### WHAT THE TASK REQUIRES
Write out each line that follows exactly as it stands, without the pictures.

### MATERIAL PROVIDED

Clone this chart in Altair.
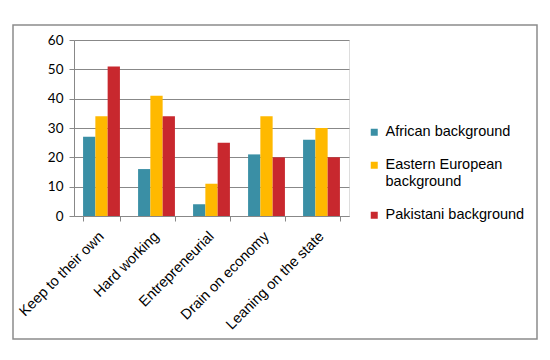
import altair as alt
import pandas as pd

categories = ["Keep to their own", "Hard working", "Entrepreneurial", "Drain on economy", "Leaning on the state"]
series = ["African background", "Eastern European background", "Pakistani background"]
african = [27, 16, 4, 21, 26]
eastern = [34, 41, 11, 34, 30]
pakistani = [51, 34, 25, 20, 20]
colors = ["#3A8FA5", "#FFB900", "#C8282E"]

rows = []
for i, c in enumerate(categories):
    for s, vals in zip(series, [african, eastern, pakistani]):
        rows.append({"category": c, "series": s, "value": vals[i]})
df = pd.DataFrame(rows)

bars = alt.Chart(df).mark_bar().encode(
    x=alt.X("category:N", sort=categories, title=None,
            scale=alt.Scale(paddingInner=0.33, paddingOuter=0.165),
            axis=alt.Axis(labelAngle=-45, labelAlign="right", labelBaseline="top",
                          labelFont="Liberation Sans", labelFontSize=14.5, labelColor="#000000",
                          domainColor="#888888", tickColor="#888888", tickBand="extent",
                          tickSize=5, labelPadding=8, labelOffset=-5, grid=False)),
    xOffset=alt.XOffset("series:N", sort=series, scale=alt.Scale(paddingInner=0, paddingOuter=0)),
    y=alt.Y("value:Q", title=None,
            scale=alt.Scale(domain=[0, 60]),
            axis=alt.Axis(values=[0, 10, 20, 30, 40, 50, 60], labelFont="Lato", labelFontSize=13.5,
                          labelColor="#000000", domainColor="#888888", tickColor="#888888",
                          tickSize=5, gridColor="#888888", labelPadding=6)),
    color=alt.Color("series:N", sort=series, scale=alt.Scale(domain=series, range=colors),
                    legend=alt.Legend(title=None, orient="none", legendX=293, legendY=85,
                                      symbolType="square", symbolSize=49, symbolStrokeWidth=0,
                                      labelFont="Liberation Sans", labelFontSize=14.5,
                                      labelColor="#000000", rowPadding=18, labelOffset=4,
                                      labelLimit=220,
                                      labelExpr="datum.label == 'Eastern European background' ? ['Eastern European', 'background'] : datum.label")),
)

border = alt.Chart(pd.DataFrame({"a": [0]})).mark_rect(
    fill=None, stroke="#8c8c8c", strokeWidth=1.5, clip=False
).encode(x=alt.value(-61), x2=alt.value(463), y=alt.value(-15), y2=alt.value(299))

chart = alt.layer(bars, border).properties(
    width=275, height=176,
    padding={"left": 4, "top": 16, "right": 4, "bottom": 4},
).configure_view(stroke=None).configure(background="white")

chart.save("out.html", embed_options={"renderer": "svg", "actions": False})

### REPLY TO THE TASK
Clone this chart in Altair.
import altair as alt
import pandas as pd

categories = ["Keep to their own", "Hard working", "Entrepreneurial", "Drain on economy", "Leaning on the state"]
series = ["African background", "Eastern European background", "Pakistani background"]
african = [27, 16, 4, 21, 26]
eastern = [34, 41, 11, 34, 30]
pakistani = [51, 34, 25, 20, 20]
colors = ["#3A8FA5", "#FFB900", "#C8282E"]

rows = []
for i, c in enumerate(categories):
    for s, vals in zip(series, [african, eastern, pakistani]):
        rows.append({"category": c, "series": s, "value": vals[i]})
df = pd.DataFrame(rows)

bars = alt.Chart(df).mark_bar().encode(
    x=alt.X("category:N", sort=categories, title=None,
            scale=alt.Scale(paddingInner=0.33, paddingOuter=0.165),
            axis=alt.Axis(labelAngle=-45, labelAlign="right", labelBaseline="top",
                          labelFont="Liberation Sans", labelFontSize=14.5, labelColor="#000000",
                          domainColor="#888888", tickColor="#888888", tickBand="extent",
                          tickSize=5, labelPadding=8, labelOffset=-5, grid=False)),
    xOffset=alt.XOffset("series:N", sort=series, scale=alt.Scale(paddingInner=0, paddingOuter=0)),
    y=alt.Y("value:Q", title=None,
            scale=alt.Scale(domain=[0, 60]),
            axis=alt.Axis(values=[0, 10, 20, 30, 40, 50, 60], labelFont="Lato", labelFontSize=13.5,
                          labelColor="#000000", domainColor="#888888", tickColor="#888888",
                          tickSize=5, gridColor="#888888", labelPadding=6)),
    color=alt.Color("series:N", sort=series, scale=alt.Scale(domain=series, range=colors),
                    legend=alt.Legend(title=None, orient="none", legendX=293, legendY=85,
                                      symbolType="square", symbolSize=49, symbolStrokeWidth=0,
                                      labelFont="Liberation Sans", labelFontSize=14.5,
                                      labelColor="#000000", rowPadding=18, labelOffset=4,
                                      labelLimit=220,
                                      labelExpr="datum.label == 'Eastern European background' ? ['Eastern European', 'background'] : datum.label")),
)

border = alt.Chart(pd.DataFrame({"a": [0]})).mark_rect(
    fill=None, stroke="#8c8c8c", strokeWidth=1.5, clip=False
).encode(x=alt.value(-61), x2=alt.value(463), y=alt.value(-15), y2=alt.value(299))

chart = alt.layer(bars, border).properties(
    width=275, height=176,
    padding={"left": 4, "top": 16, "right": 4, "bottom": 4},
).configure_view(stroke=None).configure(background="white")

chart.save("out.html", embed_options={"renderer": "svg", "actions": False})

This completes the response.